Port Property Management bought 44 Hanover St., in the West Bayside neighborhood, from the city for $1.275 million. Nate Stevens of The Boulos Co., representing the seller, and Joseph Porta of Porta & Co., representing the buyer, brokered the deal, which closed Dec. 13.
The building is a 8,450-square-foot high-bay industrial building.
Stevens represented the city in the 44 and 82 Hanover sales, where he saw interest mostly from local developers interested in repurposing the buildings.
82 Hanover is a brick building built in the 1940s formerly used by the public works department for multiple uses, and 44 Hanover is a metal-sheathed building, built in the 1980s, that was the public works department’s maintenance building.
The building at 44 Hanover has been renumbered 52 Hanover, said Port Property Management co-founder and property manager Tom Watson. It’s being leased by the city, which will vacate the premises in September, he said.
The original idea for 44 Hanover was to create a maker space, Watson said. Now he’s considering residential space.
“Housing is difficult to build because of construction costs now,” he said. “We’re weighing the variables. At same time, Portland really needs apartments and it needs apartments in Bayside. So that would be a wonderful thing to do.”
Renovation for maker space would occur in the existing building, which is in good shape, he said. Maker space repurposing would require additional investment of $1 million to $2 million, he added.
Residential space would mean taking down the building and starting from scratch, he said.
The purchase of 44 Hanover is related to the 82 Hanover St. project, Watson said. Watson bought 82 Hanover, a 43,000-square-foot warehouse, last August.
It’s now under renovation for retail and commercial use. So far, he said, a spin cycling business and a country rock bar have signed leases. He’s also talking with a restaurant owner. The names of the businesses can’t be released yet, he added. Port Property will also move its office from 104 Grant St., Portland, into the building.
Investment in 82 Hanover will be close to $8 million, including the purchase price of $2.4 million, he said. Renovations include interior demolition and rebuild plus installation of new systems, like alarms and sprinklers, to bring it up to code. It’s expected that renovation will be complete by the end of March. Some spaces are now ready for tenants to fit up.
“I think 75% of the tenants will be in by September and 100% by this time next year,” Watson said.
The renovations also include transformation of a 25-foot-wide strip on the south side of the building, which faces 44 Hanover, into a 25-foot-wide patio and a pedestrian/bike path alongside the patio that connects Hanover and Parrish streets.

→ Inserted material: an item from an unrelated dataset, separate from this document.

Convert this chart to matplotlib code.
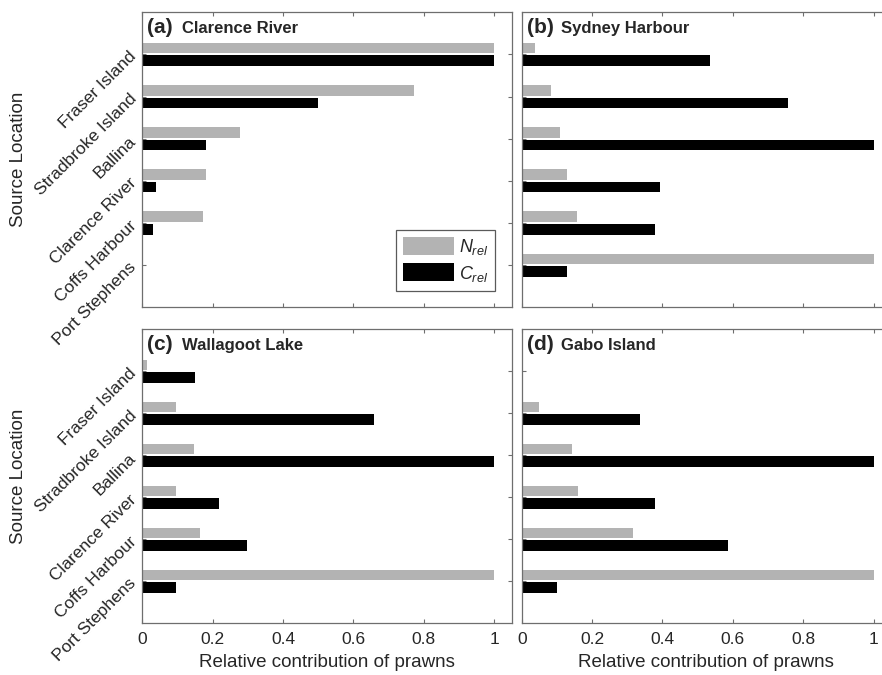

Both properties were part of a portfolio that the city listed for sale with Boulos in April 2017. The portfolio comprised six parcels totaling about four acres that are bound by Portland, Parris, Kennebec and Alder streets. The land had been used for public works operations. This September, the city’s public works fleet services will move to the city’s new public works facility at 250 Canco Road.
Watson was one of a group of investors who bought the former home of sauce-and-condiment manufacturer Schlotterbeck & Foss Co., at 117-119 Preble St. in West Bayside, in January 2016. The investment group redeveloped the John Calvin Stevens-designed property, dating back to 1927, into a mix of 56 one-bedroom and studio apartments.
According to its website, Port Property Management manages more than 80 properties consisting of studios, one-, two- and three-bedroom apartments in downtown Portland, the West End, East End, Parkside, West Bayside and Woodford/USM areas, as well as in Mill Creek and off Broadway in South Portland. Watson founded the company in 1993 with his father, Jack Watson.